Despite Karachi bloodshed, many point to successes in strategy against separatists
Police commandos set an example of bravery and professionalism when they repulsed an attack on the Pakistan Stock Exchange in Karachi in which three security guards and a police officer were killed.
The assault on Monday was claimed by the Baluchistan Liberation Army, or BLA, terror organization. The group has been waging an insurgency for years, demanding independence for Pakistan’s gas-rich southwestern Baluchistan Province, which borders the southern Sindh Province, where Karachi is the provincial capital.
The Rapid Response Force, an elite group within Pakistan’s police force, killed all four of the attackers within 10 minutes in an exchange of fire. In doing so, the commandos swiftly reduced the potential loss of life from the attack. Nevertheless, it left the country bleeding from yet another act of terrorism.
Pakistani Foreign Minister Shah Mahmood Qureshi on Tuesday said: “The world knows Pakistan’s position against terrorism. We have lost thousands of innocent lives in the war against terrorism.”
Pakistani officials and foreign policy and defense experts say the BLA is dancing to the tune of foreign organizations.
Some believe the BLA is getting financial support and training from foreign groups in and beyond the South Asia region, even though Pakistan has claimed to have broken the terrorist network in Baluchistan. They talk of the group’s media arm getting a sympathetic hearing in Europe.
Pakistan has regularly blamed India for supporting Baloch separatists－a charge New Delhi has repeatedly denied.
On Tuesday, Pakistani Prime Minister Imran Khan told Parliament: “I have no doubt that India is behind the attack.” Intelligence gathering weeks earlier had suggested a threat, which put security agencies on high alert, he added.
As with previous attacks, India has denied any involvement.
Murad Ali Shah, chief minister of Sindh Province, said the assault on the stock exchange in his province was “akin to an attack on national security and the economy”.
The terrorist attack was condemned across the globe.
UN Secretary-General Antonio Guterres reiterated the solidarity of the United Nations with Pakistan’s government and its people in their efforts to combat terrorism and violent extremism, his spokesman said.
In a statement on Wednesday, the US Special Representative for Afghanistan Reconciliation, Zalmay Khalilzad, extended his country’s support for Pakistan and expressed condolences over the lives lost in Karachi.
In a video message on Tuesday, Yousef al-Othaimeen, the secretary-general of the Organization of Islamic Cooperation, also offered support for Pakistan in the fight against terrorism.
The BLA, which is listed as a terrorist organization by the United States and the United Kingdom, among others, attacked a five-star hotel in the port city of Gwadar in Baluchistan on May 11 last year.
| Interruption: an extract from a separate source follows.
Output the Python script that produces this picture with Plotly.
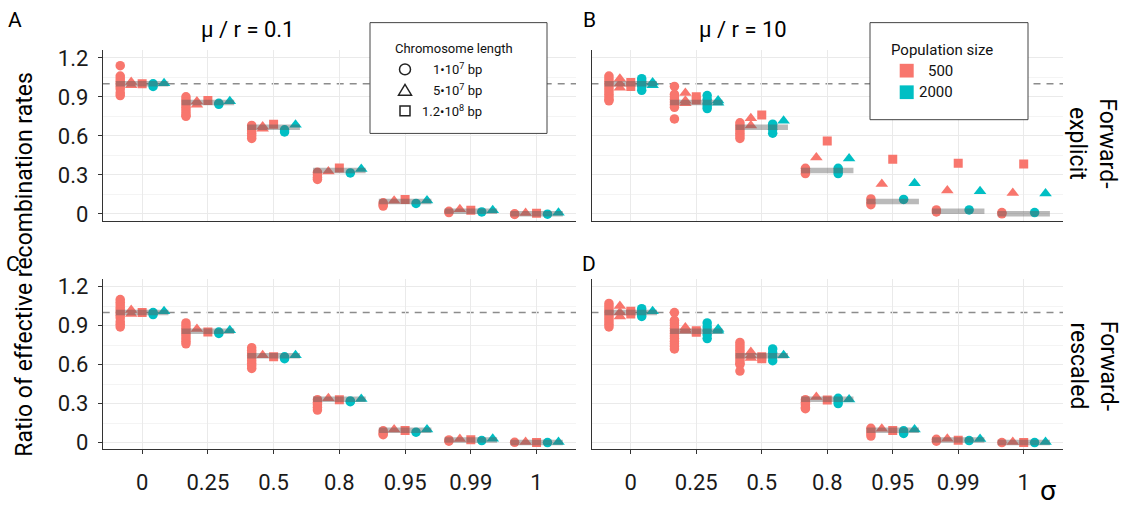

A serviceman of the Pakistan Navy and four hotel workers were killed in the raid.
On Nov 23, 2018, BLA terrorists tried to attack the Chinese consulate in Karachi, but were killed before they could enter the building.
After years of unrest, Pakistan’s government and armed forces adopted a new strategy in an attempt to stop the violence in Baluchistan. An amnesty was announced in 2018 for Baloch youths who were lured to the ranks of the BLA. By January this year, more than 6,000 young militants had surrendered.
The government is also trying to create jobs for young people in the province. According to Pakistan’s Ministry of the Interior, around 500 of them have recently gained work in the armed forces and with civilian government departments. Hundreds of Baloch students have been granted scholarships by universities in Punjab Province.
Separatist leader Nawabzada Gazain Marri has returned to Pakistan after a decade in self-imposed exile, a development seen as another government success in soothing tensions with the militants in Baluchistan.
“The return to ordinary life of Baluchistan youths, with their surrendering of their arms, has broken the backbone of the BLA,” said Sohail Iqbal Bhati, an Islamabad-based independent researcher.
“They have run short on human resources,” Bhati said of the militant group. “We must acknowledge Pakistan’s counterterrorism department for devising a strategy that is finally bearing fruit.”